Ingredients:

  • 2 (170g / 6 oz) skin-on salmon fillets
  • 1 tbsp extra virgin olive oil
  • ½ tsp fine sea salt
  • ¼ tsp freshly ground black pepper
  • 1 tsp lemon zest (from 1 medium lemon)
  • 2 tbsp full-fat mayonnaise
  • 2 tbsp plain Greek yoghurt
  • 1 tbsp fresh lemon juice
  • 1 tsp Dijon mustard
  • 1 tbsp freshly chopped dill
  • 1 small garlic clove, finely minced
  • Pinch of cayenne pepper (optional)
  • Salt and pepper to taste
  • 2 medium ripe avocados, diced
  • 1 small English cucumber, seeded and diced
  • 2 medium spring onions (scallions), thinly sliced
  • ¼ cup finely chopped red onion (optional)

Instructions:

  1. Prepare and Sear the Salmon: Pat the salmon fillets very dry with kitchen paper. Season the flesh side liberally with salt, pepper, and lemon zest.

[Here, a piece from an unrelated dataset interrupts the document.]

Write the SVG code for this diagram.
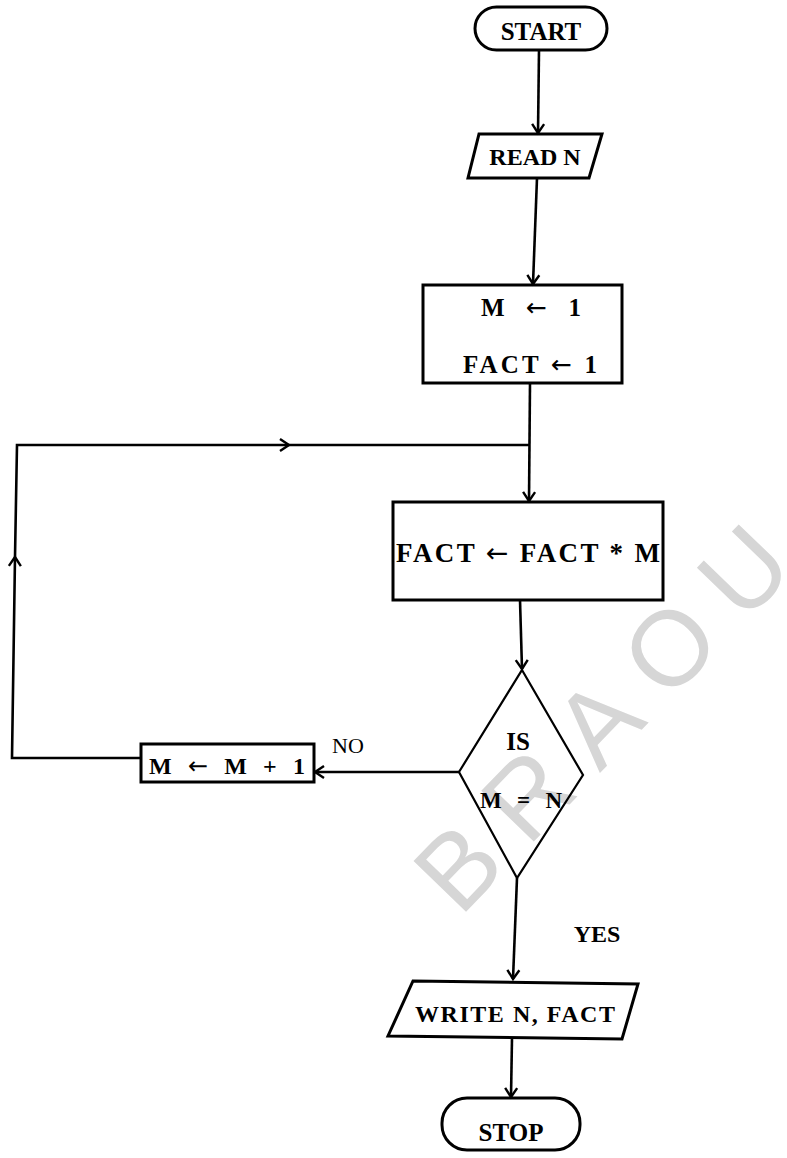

  2. Heat the olive oil in the skillet over medium-high heat until shimmering. Place the salmon skin-side down in the pan. Reduce the heat slightly to medium. Sear undisturbed for 4–5 minutes until the skin is crisp and the color has climbed about 3/4 of the way up the fillet.
  3. Flip the salmon and cook for another 1–2 minutes until the internal temperature reaches 145°F (63°C). Transfer the salmon to a plate and allow it to cool completely. Once cool, remove the skin and gently flake the salmon into medium chunks using a fork. Place in the refrigerator to chill for 10–15 minutes.

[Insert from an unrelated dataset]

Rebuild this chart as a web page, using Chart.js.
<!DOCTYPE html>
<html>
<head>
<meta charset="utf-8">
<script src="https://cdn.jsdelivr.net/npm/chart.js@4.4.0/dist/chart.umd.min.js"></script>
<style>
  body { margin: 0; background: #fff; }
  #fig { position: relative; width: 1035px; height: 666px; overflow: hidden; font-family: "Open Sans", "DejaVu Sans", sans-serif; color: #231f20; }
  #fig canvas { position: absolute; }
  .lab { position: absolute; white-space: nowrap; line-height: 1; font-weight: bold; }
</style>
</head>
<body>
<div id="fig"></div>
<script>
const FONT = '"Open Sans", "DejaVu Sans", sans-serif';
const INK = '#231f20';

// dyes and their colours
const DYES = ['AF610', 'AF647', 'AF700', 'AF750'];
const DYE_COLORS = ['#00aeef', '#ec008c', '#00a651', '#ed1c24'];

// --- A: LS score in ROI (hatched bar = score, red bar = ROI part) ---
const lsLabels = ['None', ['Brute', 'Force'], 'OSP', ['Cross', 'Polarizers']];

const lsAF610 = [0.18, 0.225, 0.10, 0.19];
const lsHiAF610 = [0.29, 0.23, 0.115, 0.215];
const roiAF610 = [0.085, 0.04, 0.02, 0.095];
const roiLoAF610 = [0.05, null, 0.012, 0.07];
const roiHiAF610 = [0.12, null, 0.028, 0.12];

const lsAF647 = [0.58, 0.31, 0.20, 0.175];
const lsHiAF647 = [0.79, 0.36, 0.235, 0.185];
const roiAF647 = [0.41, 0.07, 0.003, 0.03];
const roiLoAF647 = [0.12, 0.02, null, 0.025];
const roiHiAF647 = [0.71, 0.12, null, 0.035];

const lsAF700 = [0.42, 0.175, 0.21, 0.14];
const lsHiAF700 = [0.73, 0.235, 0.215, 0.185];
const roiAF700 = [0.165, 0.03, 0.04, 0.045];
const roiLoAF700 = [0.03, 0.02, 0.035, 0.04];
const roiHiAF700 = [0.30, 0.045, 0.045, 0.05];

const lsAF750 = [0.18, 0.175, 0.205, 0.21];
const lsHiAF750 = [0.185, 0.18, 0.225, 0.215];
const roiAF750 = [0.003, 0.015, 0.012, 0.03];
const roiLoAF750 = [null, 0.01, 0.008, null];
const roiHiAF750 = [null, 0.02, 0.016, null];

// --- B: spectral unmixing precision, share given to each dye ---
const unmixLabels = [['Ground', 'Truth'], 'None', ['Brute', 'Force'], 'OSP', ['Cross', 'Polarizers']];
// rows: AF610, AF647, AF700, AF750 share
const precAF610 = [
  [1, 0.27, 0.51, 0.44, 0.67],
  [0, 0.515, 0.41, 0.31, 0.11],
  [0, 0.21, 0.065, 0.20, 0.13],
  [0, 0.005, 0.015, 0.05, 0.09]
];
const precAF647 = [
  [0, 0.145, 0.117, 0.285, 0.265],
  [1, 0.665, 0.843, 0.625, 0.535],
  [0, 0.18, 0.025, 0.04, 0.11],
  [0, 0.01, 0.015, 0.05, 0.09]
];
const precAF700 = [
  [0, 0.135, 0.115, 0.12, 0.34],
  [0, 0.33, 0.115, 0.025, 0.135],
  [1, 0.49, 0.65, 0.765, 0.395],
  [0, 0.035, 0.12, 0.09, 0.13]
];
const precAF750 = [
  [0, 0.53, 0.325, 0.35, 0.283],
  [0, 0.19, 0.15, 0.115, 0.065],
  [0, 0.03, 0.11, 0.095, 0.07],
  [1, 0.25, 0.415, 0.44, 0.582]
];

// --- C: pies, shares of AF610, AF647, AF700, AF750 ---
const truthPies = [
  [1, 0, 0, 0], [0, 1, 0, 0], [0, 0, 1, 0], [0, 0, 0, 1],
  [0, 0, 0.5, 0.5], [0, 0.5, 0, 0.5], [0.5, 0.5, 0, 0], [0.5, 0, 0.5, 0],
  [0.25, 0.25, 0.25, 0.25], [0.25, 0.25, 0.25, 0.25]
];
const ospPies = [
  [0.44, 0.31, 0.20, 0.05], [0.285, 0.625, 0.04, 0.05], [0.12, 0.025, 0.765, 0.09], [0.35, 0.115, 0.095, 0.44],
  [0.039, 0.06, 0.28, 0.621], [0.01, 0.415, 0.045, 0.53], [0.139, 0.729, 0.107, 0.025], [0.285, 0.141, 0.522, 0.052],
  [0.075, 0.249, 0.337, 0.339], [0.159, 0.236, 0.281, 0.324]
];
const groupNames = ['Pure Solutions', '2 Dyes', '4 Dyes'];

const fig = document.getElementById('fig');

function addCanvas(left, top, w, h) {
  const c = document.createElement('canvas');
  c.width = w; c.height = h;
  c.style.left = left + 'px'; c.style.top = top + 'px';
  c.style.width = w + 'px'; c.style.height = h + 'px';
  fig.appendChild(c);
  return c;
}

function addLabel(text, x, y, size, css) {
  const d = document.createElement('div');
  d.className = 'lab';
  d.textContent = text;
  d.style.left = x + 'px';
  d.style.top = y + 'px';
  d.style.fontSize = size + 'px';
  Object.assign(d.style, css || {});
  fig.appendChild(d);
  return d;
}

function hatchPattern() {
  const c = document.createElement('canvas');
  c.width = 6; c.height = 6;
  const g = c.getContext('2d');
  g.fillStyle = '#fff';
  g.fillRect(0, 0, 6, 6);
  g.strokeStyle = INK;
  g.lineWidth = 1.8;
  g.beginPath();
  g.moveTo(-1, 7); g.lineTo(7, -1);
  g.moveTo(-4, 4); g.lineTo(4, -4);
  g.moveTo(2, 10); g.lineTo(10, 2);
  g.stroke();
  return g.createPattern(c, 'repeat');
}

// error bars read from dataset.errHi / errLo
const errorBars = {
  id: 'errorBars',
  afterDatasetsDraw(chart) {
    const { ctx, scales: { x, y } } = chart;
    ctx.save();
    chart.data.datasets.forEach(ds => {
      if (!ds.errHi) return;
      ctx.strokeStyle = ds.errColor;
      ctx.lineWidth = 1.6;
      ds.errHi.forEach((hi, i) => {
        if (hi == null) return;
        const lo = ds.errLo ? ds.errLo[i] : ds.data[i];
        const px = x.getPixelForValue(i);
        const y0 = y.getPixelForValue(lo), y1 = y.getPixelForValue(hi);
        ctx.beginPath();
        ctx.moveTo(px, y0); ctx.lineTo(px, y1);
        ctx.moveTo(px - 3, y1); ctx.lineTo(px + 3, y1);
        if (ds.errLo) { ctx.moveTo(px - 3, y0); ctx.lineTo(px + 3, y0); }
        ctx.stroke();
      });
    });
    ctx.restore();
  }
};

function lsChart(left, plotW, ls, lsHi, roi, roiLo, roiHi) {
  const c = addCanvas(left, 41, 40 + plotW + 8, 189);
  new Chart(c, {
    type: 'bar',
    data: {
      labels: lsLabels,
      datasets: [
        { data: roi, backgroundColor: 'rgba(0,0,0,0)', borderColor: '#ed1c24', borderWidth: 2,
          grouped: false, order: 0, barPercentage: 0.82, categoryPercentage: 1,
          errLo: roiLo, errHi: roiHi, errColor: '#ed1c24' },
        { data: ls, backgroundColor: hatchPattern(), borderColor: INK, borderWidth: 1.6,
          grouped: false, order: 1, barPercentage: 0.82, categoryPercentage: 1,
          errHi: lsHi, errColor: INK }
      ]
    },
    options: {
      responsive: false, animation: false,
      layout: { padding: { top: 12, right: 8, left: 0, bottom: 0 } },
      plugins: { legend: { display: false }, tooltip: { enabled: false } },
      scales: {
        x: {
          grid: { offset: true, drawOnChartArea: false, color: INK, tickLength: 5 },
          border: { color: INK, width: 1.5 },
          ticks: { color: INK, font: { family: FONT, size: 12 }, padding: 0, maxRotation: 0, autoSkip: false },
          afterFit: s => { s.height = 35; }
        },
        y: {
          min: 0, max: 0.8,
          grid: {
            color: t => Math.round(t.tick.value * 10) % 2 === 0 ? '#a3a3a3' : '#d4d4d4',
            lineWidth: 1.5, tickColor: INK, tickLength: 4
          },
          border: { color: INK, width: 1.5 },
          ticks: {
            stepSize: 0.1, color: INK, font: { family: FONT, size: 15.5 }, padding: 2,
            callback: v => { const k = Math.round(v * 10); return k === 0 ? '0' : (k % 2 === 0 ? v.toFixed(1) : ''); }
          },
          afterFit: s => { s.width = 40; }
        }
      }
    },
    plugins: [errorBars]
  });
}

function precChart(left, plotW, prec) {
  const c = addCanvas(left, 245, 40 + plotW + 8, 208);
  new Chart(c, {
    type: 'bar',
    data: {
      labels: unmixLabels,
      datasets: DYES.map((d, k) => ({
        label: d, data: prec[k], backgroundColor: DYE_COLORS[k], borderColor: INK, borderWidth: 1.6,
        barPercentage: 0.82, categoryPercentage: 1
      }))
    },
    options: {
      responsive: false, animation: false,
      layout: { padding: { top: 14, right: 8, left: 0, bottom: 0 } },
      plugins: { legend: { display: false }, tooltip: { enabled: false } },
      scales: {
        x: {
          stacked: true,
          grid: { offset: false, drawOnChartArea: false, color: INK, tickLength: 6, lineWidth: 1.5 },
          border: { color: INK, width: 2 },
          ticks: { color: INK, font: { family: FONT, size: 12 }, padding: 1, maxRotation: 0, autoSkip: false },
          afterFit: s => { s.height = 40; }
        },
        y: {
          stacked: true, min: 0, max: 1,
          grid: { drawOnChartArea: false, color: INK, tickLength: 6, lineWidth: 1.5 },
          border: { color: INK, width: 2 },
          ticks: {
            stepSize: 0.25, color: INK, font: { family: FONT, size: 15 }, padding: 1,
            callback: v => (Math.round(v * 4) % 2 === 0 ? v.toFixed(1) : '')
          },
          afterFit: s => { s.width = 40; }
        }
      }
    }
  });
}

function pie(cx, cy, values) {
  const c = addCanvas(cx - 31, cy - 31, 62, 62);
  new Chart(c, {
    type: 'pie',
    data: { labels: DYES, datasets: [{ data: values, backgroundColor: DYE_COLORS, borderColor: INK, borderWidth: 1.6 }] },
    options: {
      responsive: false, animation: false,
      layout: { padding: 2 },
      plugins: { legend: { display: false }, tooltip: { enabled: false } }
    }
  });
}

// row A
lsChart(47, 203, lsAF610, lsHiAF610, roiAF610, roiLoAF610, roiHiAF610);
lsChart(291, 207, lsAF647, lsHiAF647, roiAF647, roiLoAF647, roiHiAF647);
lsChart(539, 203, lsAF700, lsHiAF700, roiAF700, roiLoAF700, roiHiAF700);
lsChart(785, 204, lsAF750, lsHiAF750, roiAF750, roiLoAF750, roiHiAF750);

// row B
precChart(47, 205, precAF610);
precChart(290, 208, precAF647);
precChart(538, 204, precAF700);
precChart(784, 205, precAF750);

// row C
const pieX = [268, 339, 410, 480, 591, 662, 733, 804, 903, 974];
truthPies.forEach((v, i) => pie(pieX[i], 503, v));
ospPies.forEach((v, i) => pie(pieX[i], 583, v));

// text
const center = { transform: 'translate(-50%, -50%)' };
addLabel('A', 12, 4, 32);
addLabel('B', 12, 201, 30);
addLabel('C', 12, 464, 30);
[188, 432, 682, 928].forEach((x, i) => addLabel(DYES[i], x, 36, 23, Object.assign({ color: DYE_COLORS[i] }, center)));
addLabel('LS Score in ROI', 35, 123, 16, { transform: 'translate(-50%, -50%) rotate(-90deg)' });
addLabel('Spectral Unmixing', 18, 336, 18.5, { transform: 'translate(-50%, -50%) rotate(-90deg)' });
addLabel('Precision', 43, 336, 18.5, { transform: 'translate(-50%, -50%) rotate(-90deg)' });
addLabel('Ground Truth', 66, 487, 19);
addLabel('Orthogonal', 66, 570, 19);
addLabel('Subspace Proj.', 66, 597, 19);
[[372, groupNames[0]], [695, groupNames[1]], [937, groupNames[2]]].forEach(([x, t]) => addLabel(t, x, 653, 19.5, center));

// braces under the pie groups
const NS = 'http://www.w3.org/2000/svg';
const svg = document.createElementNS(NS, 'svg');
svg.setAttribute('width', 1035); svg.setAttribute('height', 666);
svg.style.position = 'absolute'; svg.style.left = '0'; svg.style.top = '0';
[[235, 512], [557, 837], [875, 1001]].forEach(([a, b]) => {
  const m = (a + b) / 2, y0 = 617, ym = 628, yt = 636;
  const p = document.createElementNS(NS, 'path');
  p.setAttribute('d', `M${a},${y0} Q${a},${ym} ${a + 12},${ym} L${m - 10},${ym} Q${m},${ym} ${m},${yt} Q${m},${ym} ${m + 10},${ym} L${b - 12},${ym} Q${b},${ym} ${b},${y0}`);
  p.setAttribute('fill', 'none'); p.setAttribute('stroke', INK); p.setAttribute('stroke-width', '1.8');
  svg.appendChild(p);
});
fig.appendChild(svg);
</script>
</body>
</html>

  4. Whisk the Dressing: In a small bowl, combine the mayonnaise, Greek yoghurt, lemon juice, Dijon mustard, chopped dill, minced garlic, and cayenne (if using). Whisk until smooth and well combined.
  5. Taste and adjust seasoning, adding a little more salt or lemon juice as needed. The dressing should be vibrant and tangy.
  6. Combine the Salad Components: In the main mixing bowl, gently combine the diced avocado, diced cucumber, sliced spring onions, and red onion (if using). Add the chilled, flaked salmon to the vegetable mixture.
  7. Pour the prepared Zesty Dill Dressing over the salmon and vegetable mixture. Using a rubber spatula, fold the ingredients together very gently to coat everything without mashing the avocado or breaking the salmon.
  8. Chill and Serve: Cover the salad bowl and chill in the refrigerator for at least 20 minutes. Before serving, give it one final, gentle fold and taste again for seasoning. Serve immediately.